Is Trump a Populist?
Finbarr Curtis is Assistant Professor of Religious Studies in the Department of Literature and Philosophy at Georgia Southern University and the author of The Production of American Religious Freedom (New York University Press, 2016).
Shortly after Donald Trump’s inauguration, CNN’s Jake Tapper stated that the address was “purely populist.” While many analysts have described Trump’s election as evidence of a resurgence of populism, not everyone has agreed that populist is an accurate label. Trump’s populist credentials have been challenged by those who note that his tax plan will substantially benefit wealthy people, or that his supporters made more money than those who voted for Clinton.
Political analysts often use populism to describe the kind of economic platform espoused by Bryan, but Trump has little enthusiasm for progressive reform. Rather, Trump’s movement is called populist because it fits within a trend toward ethno-nationalism found in England’s United Kingdom Independence Party or France’s National Front. In this usage, populism is a rhetorical style that excites nationalist fervor. Ethno-nationalist populists complain that the people have lost power to a coalition of minority groups allied with imagined economic and cultural elites. This variety of populism appeals to racial solidarity and excites visceral fears of foreigners.
The People vs. The Establishment
By announcing that he would wrest power from “the establishment” and return it to “the people,” Trump tapped into feelings of resentment held by those who saw the Barack Obama presidency as a foreign takeover of American democracy. The more that political commentators complimented Obama for his intelligence, integrity, and commitment to social justice, the more this compounded feelings that educated, urban elites were condescending to rural white Americans. Trump is a master of stoking these feelings of resentment. While a wealthy urban real estate developer with unclear religious convictions might appear to have little in common with voters in the Bible Belt, Trump and his supporters did share a lifetime of feeling slighted by New York liberals. To a large extent, Trump was a populist because he branded himself as a voice of those who resented the social changes welcomed by residents of diverse cities.

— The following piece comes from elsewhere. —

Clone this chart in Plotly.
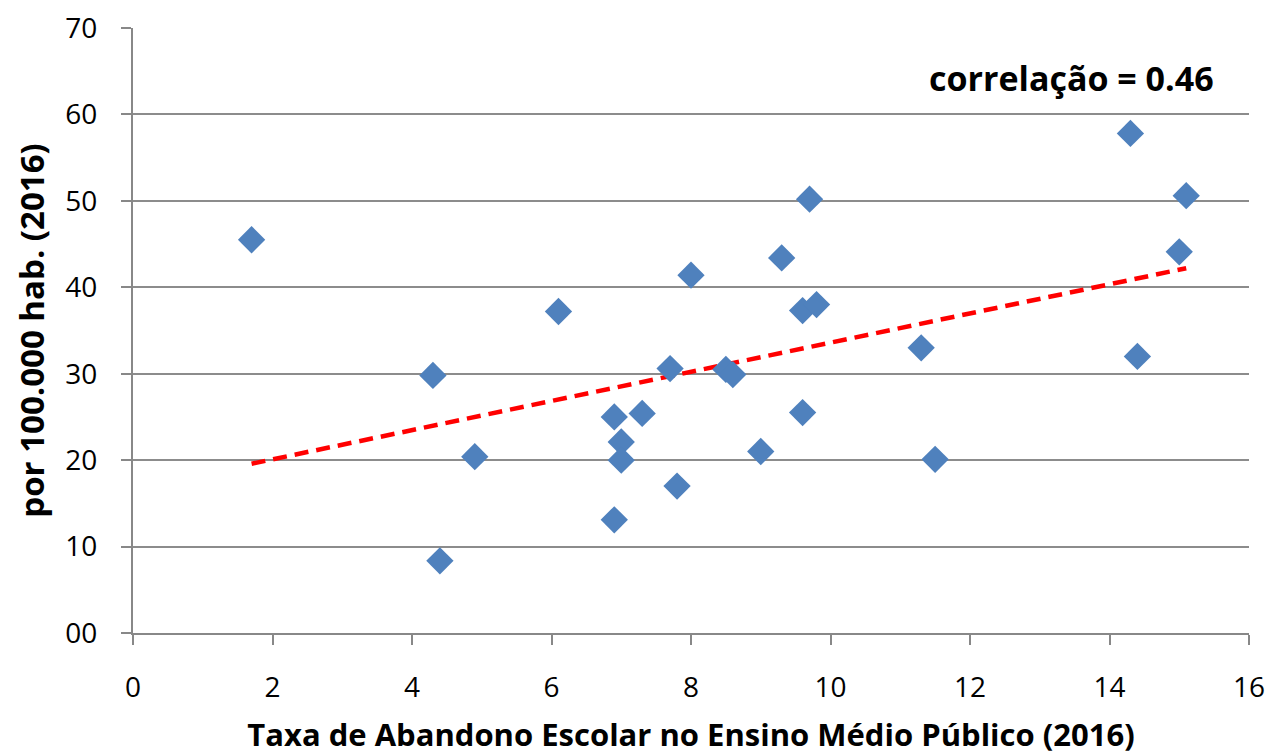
import numpy as np
import plotly.graph_objects as go

# Data
abandono = [1.7, 4.3, 4.4, 4.9, 6.1, 6.9, 6.9, 7.0, 7.0, 7.3, 7.7, 7.8, 8.0, 8.5,
            8.6, 9.0, 9.3, 9.6, 9.8, 9.6, 9.7, 11.3, 11.5, 14.3, 14.4, 15.0, 15.1]
taxa = [45.5, 29.8, 8.35, 20.4, 37.2, 25.0, 13.1, 22.1, 20.0, 25.4, 30.6, 17.0, 41.4, 30.5,
        29.9, 21.0, 43.4, 37.3, 38.0, 25.5, 50.2, 33.0, 20.1, 57.8, 32.0, 44.1, 50.6]

y_tickvals = [0, 10, 20, 30, 40, 50, 60, 70]
y_ticktext = ["00", "10", "20", "30", "40", "50", "60", "70"]
x_tickvals = [0, 2, 4, 6, 8, 10, 12, 14, 16]

x_title = "Taxa de Abandono Escolar no Ensino Médio Público (2016)"
y_title = "por 100.000 hab. (2016)"
corr_text = "correlação = 0.46"

# Linear trendline (OLS) computed from the data
slope, intercept = np.polyfit(abandono, taxa, 1)
x_fit = [min(abandono), max(abandono)]
y_fit = [slope * v + intercept for v in x_fit]

fig = go.Figure()
fig.add_trace(go.Scatter(
    x=x_fit, y=y_fit, mode="lines",
    line=dict(color="#FF0000", width=4.5, dash="14px,8px"),
    hoverinfo="skip", showlegend=False,
))
fig.add_trace(go.Scatter(
    x=abandono, y=taxa, mode="markers",
    marker=dict(symbol="diamond", size=21, color="#4F81BD", line=dict(width=0)),
    showlegend=False,
))

font_family = "Open Sans, Liberation Sans, sans-serif"

fig.update_layout(
    width=1270, height=755,
    margin=dict(l=133, r=21, t=28, b=122, autoexpand=False),
    paper_bgcolor="white", plot_bgcolor="white",
    font=dict(family=font_family, color="#000000"),
    showlegend=False,
    xaxis=dict(
        range=[0, 16], tickvals=x_tickvals,
        showgrid=False, zeroline=False,
        showline=True, linecolor="#888888", linewidth=2,
        ticks="outside", ticklen=10, tickcolor="#888888", tickwidth=2,
        ticklabelstandoff=18,
        tickfont=dict(size=28, family=font_family),
        title=dict(text="<b>" + x_title + "</b>", font=dict(size=31, family=font_family), standoff=26),
    ),
    yaxis=dict(
        range=[0, 70], tickvals=y_tickvals, ticktext=y_ticktext,
        showgrid=True, gridcolor="#8C8C8C", gridwidth=2,
        zeroline=False,
        showline=True, linecolor="#888888", linewidth=2,
        ticks="outside", ticklen=10, tickcolor="#888888", tickwidth=2,
        ticklabelstandoff=18,
        tickfont=dict(size=28, family=font_family),
        title=dict(text="<b>" + y_title + "</b>", font=dict(size=33, family=font_family), standoff=11),
    ),
    annotations=[dict(
        x=15.52, y=64.2, xref="x", yref="y", xanchor="right", yanchor="middle",
        text="<b>" + corr_text + "</b>", showarrow=False,
        font=dict(size=34, family=font_family, color="#000000"),
    )],
)

fig.write_html(
    "out.html",
    config={"displayModeBar": False},
    post_script="document.body.style.margin='0';document.body.style.padding='0';",
)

One potent source of resentment among Trump supporters were complaints that they had been labeled racist. Obama attempted to deflect such feelings by persuading people they were not racist. He understood that while many Americans might be comfortable with the content of racism, they fiercely resist the racist label. Hillary Clinton, on the contrary, strenuously attacked the racism and sexism of her opponent. She denounced Trump for his “long record of engaging in racist behavior.” Rather than this hurt his popularity with his base, Trump’s willingness to defy liberal norms of civility struck a chord with those who wanted an end to the perceived regime of political correctness.
Bryan also invoked white solidarity. He boasted of his “good blood” and asserted that he “was born a member of the greatest of all races—the Caucasian Race.” Anticipating Trump’s assertion that millions of illegal voters participated in the 2016 election, Bryan expressed concerns about minority voting. Bryan thought that preventing African Americans from voting was a necessary measure of self-preservation for white southerners. As he explained, “It is only in those Southern States where the blacks are the most numerous that the whites have, as a matter of self-preservation, imposed restrictions. They may have been spurred to do this by a recollection of their experience under carpet bag Government when a few designing white men used black suffrage to exploit helpless whites, as they would today if they could.”
When John McCain and Mitt Romney won a majority of white voters but lost their elections, some Republican voters felt like white Americans had been disenfranchised. Despite losing the presidency as well as suffering substantial losses in congress in 2008, Republican lawmakers still continued to speak as if they represented the true will of the American people. The problem was that “helpless whites” had been overruled by religious, sexual, and racial outsiders whose demographic growth threatened American democracy.
Obama’s electoral victory was possible, however, only with substantial support from voters classified as white. Labeling white Obama and Clinton voters as elite members of the establishment explains their supposed betrayal. As with Bryan’s concern about a “few designing white men,” Trump attacked those who he claimed had exploited minority voters to manipulate American democracy.
One response to an apparently manipulative establishment has been the effort to restrict the vote to white Americans. Trump’s victories in states like Wisconsin and North Carolina were aided by voter identification laws that fit within a history of racialized voter suppression. Critics of voter ID laws have argued that it would be logistically impossible to orchestrate a national voter fraud effort without being caught. In-person voter fraud significant enough to affect the results of an election would require thousands of volunteers recruited and trained to engage in illegal activity. This would require staff, funding, and communication networks that would be impossible to keep secret. Therefore, a transparent process that investigates and penalizes any reported fraudulent voting would be sufficient to prevent rigged elections.
Regardless of the lack of evidence, however, claims about voter fraud feel viscerally compelling to Trump supporters as changing demographic trends in an increasingly diverse nation will only continue to undermine a white majority. The main threat to Trump’s vision is not from voter fraud, but from legal voting by people who seem to him to be less than fully American.